Oscar Wilde and the Economics of Value
"What is a cynic? A man who knows the price of everything and the value of nothing. And a sentimentalist, my dear Darlington, is a man who sees an absurd value in everything, and doesn't know the market place of any single thing." - Oscar Wilde
Oscar Wilde wrote that a cynic knows the price of everything and the value of nothing. A century later, his observation maps surprisingly well onto how many organizations approach pricing. They maintain precise price lists, discount schedules, and margin targets, yet remain uncertain whether those numbers reflect genuine customer value or inherited convention.
The issue is rarely a lack of data. Most firms today track customer behavior in granular detail. The deeper problem lies in how pricing decisions are governed. Pricing authority is often distributed across finance, sales, marketing, and product teams, each with legitimate but partial objectives. Finance seeks margin protection. Sales seeks deal closure. Marketing seeks competitiveness. Product seeks adoption. The resulting price is frequently a negotiated compromise rather than an explicit expression of value.
This governance structure creates predictable biases. Discounts become easier to grant than to remove. Competitive matching becomes safer than value anchoring. Internal costs become more defensible than external perceptions. Over time, organizations learn the mechanics of price administration but lose the habit of asking what customers actually believe the offering is worth.

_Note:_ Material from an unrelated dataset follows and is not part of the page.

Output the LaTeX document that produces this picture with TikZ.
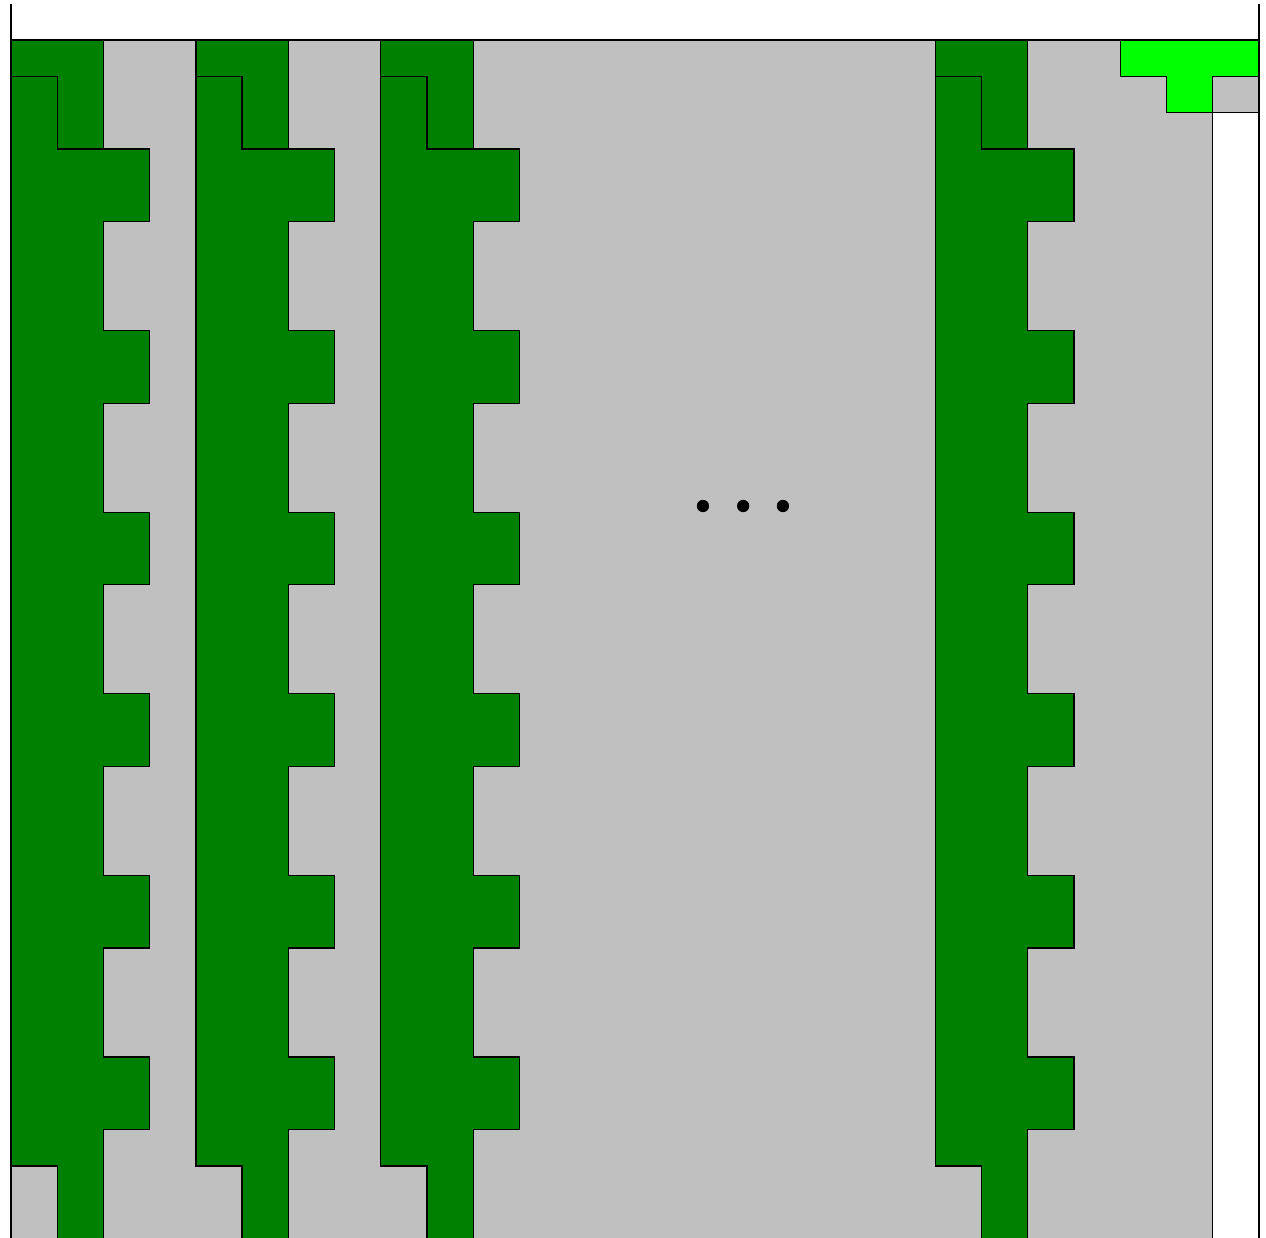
\documentclass[tikz,border=0pt]{standalone}
\definecolor{gridgray}{HTML}{C0C0C0}
\definecolor{darkgreen}{HTML}{008000}
\definecolor{brightgreen}{HTML}{00FF00}
\tikzset{
  outline/.style={draw=black, line width=0.7pt, line join=miter},
  lpiece/.style={outline, fill=darkgreen},
  combpiece/.style={outline, fill=darkgreen},
  tpiece/.style={outline, fill=brightgreen},
  dotmark/.style={fill=black, circle, inner sep=0pt, minimum size=7pt}
}
\newcommand{\greencolumn}[1]{%
  \draw[combpiece] (#1,1) -- (#1+1,1) -- (#1+1,3) -- (#1+3,3) -- (#1+3,5) -- (#1+2,5)
    -- (#1+2,8) -- (#1+3,8) -- (#1+3,10) -- (#1+2,10)
    -- (#1+2,13) -- (#1+3,13) -- (#1+3,15) -- (#1+2,15)
    -- (#1+2,18) -- (#1+3,18) -- (#1+3,20) -- (#1+2,20)
    -- (#1+2,23) -- (#1+3,23) -- (#1+3,25) -- (#1+2,25)
    -- (#1+2,28) -- (#1+3,28) -- (#1+3,30) -- (#1+2,30)
    -- (#1+2,33.2) -- (#1+1,33.2) -- (#1+1,31) -- (#1,31) -- cycle;
  \draw[lpiece] (#1,0) -- (#1+2,0) -- (#1+2,3) -- (#1+1,3) -- (#1+1,1) -- (#1,1) -- cycle;
}
\begin{document}
\begin{tikzpicture}[x={(0.9244cm,0cm)}, y={(0cm,-0.7264cm)}]
\useasboundingbox (-0.238,-1.101) rectangle (27.152,32.957);
% gray board
\fill[gridgray] (0,0) rectangle (26,33.2);
\fill[gridgray] (26,0) rectangle (27,2);
% columns
\greencolumn{0}
\greencolumn{4}
\greencolumn{8}
\greencolumn{20}
% T piece
\draw[tpiece] (24,0) -- (27,0) -- (27,1) -- (26,1) -- (26,2) -- (25,2) -- (25,1) -- (24,1) -- cycle;
% frame lines
\coordinate (tl) at (0,0);
\coordinate (tr) at (27,0);
\draw[outline] (0,0) -- (27,0);
\draw[outline] (0,-1) -- (0,33.2);
\draw[outline] (27,-1) -- (27,33.2);
\draw[outline] (26,2) -- (26,33.2);
\draw[outline] (26,2) -- (27,2);
% dots
\node[dotmark] (d1) at (14.97,12.83) {};
\node[dotmark] (d2) at (15.84,12.83) {};
\node[dotmark] (d3) at (16.70,12.83) {};
\end{tikzpicture}
\end{document}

Value-based pricing is often presented as a methodological upgrade. In practice, it is a behavioral change. It requires firms to treat price as a strategic commitment rather than a tactical variable. It demands that customer insight teams quantify economic preferences rather than merely describe sentiment. It asks commercial leaders to tolerate short-term discomfort in exchange for long-term alignment with value. These are not technical challenges. They are organizational ones.
The firms that escape the cynic’s trap tend to do three things differently. They centralize pricing authority with clear accountability. They establish explicit principles for how customer value informs price architecture. And they build feedback loops that test whether price realization matches intended value capture. Over time, price becomes less a negotiated outcome and more a managed system.
Wilde also warned of the sentimentalist, who sees value everywhere and price nowhere. In commercial terms, this is the organization that overinvests in features, experiences, and customization without a disciplined view of willingness to pay. The result is generosity without return. Between cynicism and sentimentalism lies the economic maturity that modern firms increasingly require: a clear view of value, a deliberate approach to price, and the governance to sustain both.
In the end, the economics of value is not simply about setting the right price. It is about building organizations capable of distinguishing between price, value, and the habits that quietly substitute one for the other.
Views expressed are my own and do not represent those of past or current employers.